View task log and output files
Tertiary analysis
Tertiary analysis of pipeline results is often performed in platforms like Jupyter Notebook or RStudio. Setting up the infrastructure for these platforms, including accessing pipeline data and the necessary bioinformatics packages, can be complex and time-consuming.
Data Studios streamlines the process of creating interactive analysis environments for Platform users. With built-in templates, creating a data studio is as simple as adding and sharing pipelines or datasets.
Analyze RNAseq data in Data Studios
In the Data Studios tab, you can monitor and see the details of the data studios in the Community Showcase workspace.
Data Studios is used to perform bespoke analysis on the results of upstream workflows. For example, in the Community Showcase workspace we have run the nf-core/rnaseq pipeline to quantify gene expression, followed by nf-core/differentialabundance to derive differential expression statistics. The workspace contains a data studio with these results from cloud storage mounted into the studio to perform further analysis. One of these outputs is an RShiny application, which can be deployed for interactive analysis.
Connect to the RNAseq analysis studio
Select the rnaseq_to_differentialabundance
data studio. This studio consists of an RStudio environment that uses an existing compute environment available in the showcase workspace. The studio also contains mounted data generated from the nf-core/rnaseq and subsequent nf-core/differentialabundance pipeline runs, directly from AWS S3.
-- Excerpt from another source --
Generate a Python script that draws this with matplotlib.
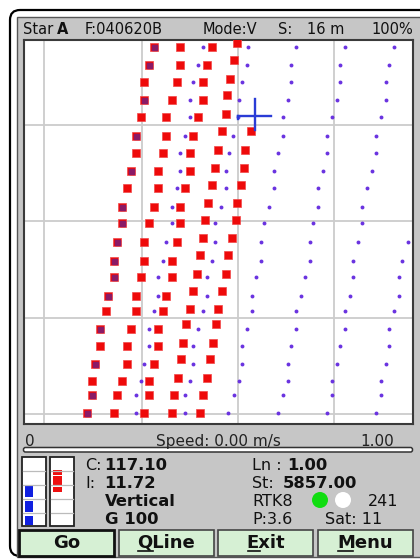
import matplotlib
matplotlib.use("Agg")
import matplotlib.pyplot as plt
from matplotlib.patches import FancyBboxPatch, Rectangle, Circle

# stakeout rows (screen units, y grows downwards)
row_y = [47, 65.3, 82, 100.3, 117, 136, 153, 171, 188, 206.5, 223.3,
         242.3, 260.7, 277.3, 296, 310.7, 329.3, 346, 364.3, 381, 395, 413.3]
first_x = [154.3, 149, 144.3, 144.3, 141, 135.7, 136, 130.7, 127.3, 122.3, 122.3,
           117.3, 114, 114, 108.3, 105.7, 100, 100, 95, 91.7, 91.7, 86.7]
first_on_grid = [1, 1, 0, 1, 0, 1, 0, 1, 0, 1, 1, 1, 1, 1, 1, 0, 1, 0, 1, 0, 1, 1]
second_x = [180, 180, 176.7, 171.7, 166, 166, 162.7, 157.7, 157.7, 154.3, 149,
            144.3, 144.3, 140.7, 135.7, 135.7, 131, 127.3, 127.3, 122.3, 117.3, 114]
third_x = [211.7, 207.3, 203.3, 203.3, 198.3, 193.3, 190, 190, 185, 180, 180,
           176.7, 171.7, 171.7, 166, 162.7, 157.7, 157.7, 154.3, 149.3, 149.3, 144.3]

# design points (purple) to the right of the first point in each row
grid_x = [
    [203.3, 247.7, 296, 345, 394],
    [198.3, 247.3, 291, 340, 389],
    [193.3, 242.3, 291, 340, 385.7],
    [190, 239, 287.7, 336.7, 385.7],
    [190, 238.3, 282.7, 331.7, 380.7],
    [185, 233.3, 282.7, 326.7, 375.7],
    [180, 229, 277.7, 326.7, 375.7],
    [180, 225.7, 274.3, 323.3, 372.3],
    [176.7, 225.7, 274.3, 318.3, 367.3],
    [171.7, 220.7, 269.3, 318.3, 362.3],
    [171.7, 215, 264.3, 313.3, 362.3],
    [166, 215, 260.7, 310, 358.3, 407.7],
    [162.7, 211.7, 260.7, 310, 353.3, 402.3],
    [157.7, 206.7, 255.7, 305, 353.3, 399],
    [157.7, 206.7, 252.3, 301, 350, 399],
    [154.3, 203.3, 252.3, 296, 345, 394],
    [149.3, 198.3, 247.3, 296, 345, 389],
    [149.3, 193.3, 242.3, 291, 340, 389],
    [144.3, 193.3, 242.3, 287.7, 336.7, 385.7],
    [141, 190, 239, 287.7, 331.7, 380.7],
    [135.7, 185, 234, 282.7, 331.7, 380.7],
    [135.7, 185, 228.3, 277.7, 326.7, 375.7],
]

# fourth and fifth recorded tracks (slightly offset in y)
track4_x = [237.3, 234.3, 230, 227.3, 225.7, 221.7, 218.3, 215, 211.7, 208.3, 205,
            203.3, 200, 196.7, 193.3, 190, 186, 182.7, 181, 178.3, 174.3, 171.7]
track4_y = [42.7, 60, 78.7, 95.3, 113.7, 131.3, 149.7, 168, 184.7, 203, 219.7,
            238.3, 255, 274, 291, 309.3, 324.3, 342.7, 359.3, 377.7, 395, 413.3]
track5_x = [250.7, 245, 244, 240.7, 237.3, 235.7, 232.3, 228.3, 225.7, 221.7, 218.3,
            215.7, 213.3, 210, 206.7, 203.3, 200]
track5_y = [131, 149.7, 168, 184.7, 203, 219.7, 238.3, 255, 274, 291, 309.3,
            324.3, 342.7, 359.3, 377.7, 395, 413.3]

grid_lines_x = [43.5, 142, 238, 334]
grid_lines_y = [125, 221, 318, 414]
cursor = (255, 115.5)

RED = "#ee0a0a"
RED_EDGE = "#f24848"
DARK = "#8a1a66"
PURPLE = "#6a33e0"
PANEL = "#c6c6c6"
BTN = "#d6f0d4"

W, H = 420, 559
fig = plt.figure(figsize=(W / 100, H / 100), dpi=100)
fig.patch.set_facecolor("white")

ui = fig.add_axes([0, 0, 1, 1])
ui.set_xlim(0, W)
ui.set_ylim(H, 0)
ui.axis("off")

# device frame and screen
ui.add_patch(FancyBboxPatch((10, 10), W + 20, H - 13, boxstyle="round,pad=0,rounding_size=10",
                            facecolor="white", edgecolor="black", linewidth=1.6))
ui.add_patch(Rectangle((17, 17), W, 540, facecolor=PANEL, edgecolor="#555555", linewidth=1.0))

# header
hdr = dict(fontsize=10.5, color="#111111", va="baseline", ha="left")
ui.text(23, 34, "Star", **hdr)
ui.text(57, 34, "A", fontweight="bold", **hdr)
ui.text(85, 34, "F:040620B", **hdr)
ui.text(203, 34, "Mode:V", **hdr)
ui.text(278, 34, "S:", **hdr)
ui.text(307, 34, "16 m", **hdr)
ui.text(413, 34, "100%", fontsize=10.5, color="#111111", va="baseline", ha="right")

# plot area
x0, x1, y0, y1 = 24, 412.5, 40, 424
ax = fig.add_axes([x0 / W, 1 - y1 / H, (x1 - x0) / W, (y1 - y0) / H])
ax.set_xlim(x0, x1)
ax.set_ylim(y1, y0)
ax.set_facecolor("white")
ax.set_xticks(grid_lines_x)
ax.set_yticks(grid_lines_y)
ax.tick_params(length=0, labelbottom=False, labelleft=False)
ax.grid(True, color="#cccccc", linewidth=1.3)
for s in ax.spines.values():
    s.set_color("#3a3a3a")
    s.set_linewidth(1.5)

sq = dict(linestyle="none", marker="s", markersize=6.0, markerfacecolor=RED,
          markeredgecolor=RED_EDGE, markeredgewidth=0.5, zorder=3)
ax.plot(first_x, row_y, **sq)
ax.plot(second_x, row_y, **sq)
ax.plot(third_x, row_y, **sq)
ax.plot(track4_x, track4_y, **sq)
ax.plot(track5_x, track5_y, **sq)

dark_x = [x for x, g in zip(first_x, first_on_grid) if g]
dark_y = [y for y, g in zip(row_y, first_on_grid) if g]
ax.plot(dark_x, dark_y, linestyle="none", marker="s", markersize=3.6, color=DARK, zorder=4)

px, py = [], []
for y, xs in zip(row_y, grid_x):
    px.extend(xs)
    py.extend([y] * len(xs))
ax.plot(px, py, linestyle="none", marker="o", markersize=2.8, color=PURPLE,
        markeredgewidth=0, zorder=2)

cx, cy = cursor
ax.plot([cx - 17, cx + 16], [cy, cy], color="#2a3cd6", linewidth=1.7, zorder=5)
ax.plot([cx, cx], [cy - 16.5, cy + 14.5], color="#2a3cd6", linewidth=1.7, zorder=5)
ax.plot([cx - 17, cx - 17], [cy, cy + 3], color="#2a3cd6", linewidth=1.7, zorder=5)

# speed row
sp = dict(fontsize=11, color="#222222", va="baseline")
ui.text(25, 446, "0", ha="left", **sp)
ui.text(218, 446, "Speed: 0.00 m/s", ha="center", **sp)
ui.text(394, 446, "1.00", ha="right", **sp)
ui.add_patch(FancyBboxPatch((23.5, 447.5), 389, 4.5, boxstyle="round,pad=0,rounding_size=2",
                            facecolor="white", edgecolor="#333333", linewidth=1.1))

# level meters
for mx in (22, 50):
    ui.add_patch(Rectangle((mx, 457), 24, 69, facecolor="white", edgecolor="#222222", linewidth=1.3))
    for ly in (471, 485, 499, 513):
        ui.plot([mx + 1, mx + 23], [ly, ly], color="#bbbbbb", linewidth=0.9)
for by0, by1 in ((486, 497), (501, 512), (516, 525)):
    ui.add_patch(Rectangle((25, by0), 8.3, by1 - by0, facecolor="#1020e0", edgecolor="none"))
for by0, by1 in ((470, 475), (476, 486), (487, 492)):
    ui.add_patch(Rectangle((53.3, by0), 8.4, by1 - by0, facecolor="#ee1111", edgecolor="none"))

# readouts
nrm = dict(fontsize=11.5, color="#111111", va="baseline", ha="left")
bld = dict(fontsize=11.8, color="#111111", va="baseline", ha="left", fontweight="bold")
ui.text(85, 470, "C:", **nrm)
ui.text(104, 470, "117.10", **bld)
ui.text(85, 488, "I:", **nrm)
ui.text(104, 488, "11.72", **bld)
ui.text(105, 506, "Vertical", **bld)
ui.text(105, 524, "G 100", **bld)

ui.text(252, 470, "Ln :", **nrm)
ui.text(287, 470, "1.00", **bld)
ui.text(252, 488, "St:", **nrm)
ui.text(283, 488, "5857.00", **bld)
ui.text(252, 506, "RTK8", **nrm)
ui.add_patch(Circle((320, 500), 8, facecolor="#11dd11", edgecolor="none"))
ui.add_patch(Circle((343, 500), 8, facecolor="white", edgecolor="none"))
ui.text(398, 506, "241", fontsize=11.5, color="#111111", va="baseline", ha="right")
ui.text(252, 524, "P:3.6", **nrm)
ui.text(325, 524, "Sat: 11", **nrm)

# soft keys
buttons = ["Go", "QLine", "Exit", "Menu"]
btn_x = [(19, 114), (119, 214), (218, 313), (318, 413)]
underline = [None, (138, 153), (248, 260), (338, 353)]
for i, (label, (bx0, bx1)) in enumerate(zip(buttons, btn_x)):
    ui.add_patch(Rectangle((bx0, 530), bx1 - bx0, 26, facecolor=BTN,
                           edgecolor="#111111" if i == 0 else "#444444",
                           linewidth=2.0 if i == 0 else 1.2))
    ui.text((bx0 + bx1) / 2, 548, label, fontsize=13, fontweight="bold",
            color="#111111", ha="center", va="baseline")
    if underline[i]:
        ui.plot(underline[i], [551, 551], color="#111111", linewidth=1.2)

fig.savefig("out.png", dpi=100)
Select Connect to view the running RStudio environment. The rnaseq_to_differentialabundance
studio includes the necessary R packages for deploying an RShiny application to visualize the RNAseq data.
Deploy the RShiny app in the data studio by selecting the green play button on the last chunk of the R script:
Data Studios allows you to specify the resources each studio will use. When creating your own data studios with shared compute environment resources, you must allocate sufficient resources to the compute environment to prevent data studio or pipeline run interruptions.
Explore results
The RShiny app will deploy in a separate browser window, providing a data interface. Here you can view information about your sample data, perform QC or exploratory analysis, and view the results of differential expression analyses.
Sample clustering with PCA plots
Gene expression changes with Volcano plots
Collaborate in the data studio
To share the results of your RNAseq analysis or allow colleagues to perform exploratory analysis, share a link to the data studio by selecting the options menu for the data studio you want to share, then select Copy data studio URL. With this link, other authenticated users with the Connect role (or greater) can access the session directly.
See Data Studios to learn how to create data studios in your own workspace.
Pipeline optimization
Seqera Platform's task-level resource usage metrics allow you to determine the resources requested for a task and what was actually used. This information helps you fine-tune your configuration more accurately.
However, manually adjusting resources for every task in your pipeline is impractical. Instead, you can leverage the pipeline optimization feature available on the Launchpad.
Pipeline optimization analyzes resource usage data from previous runs to optimize the resource allocation for future runs. After a successful run, optimization becomes available, indicated by the lightbulb icon next to the pipeline turning black.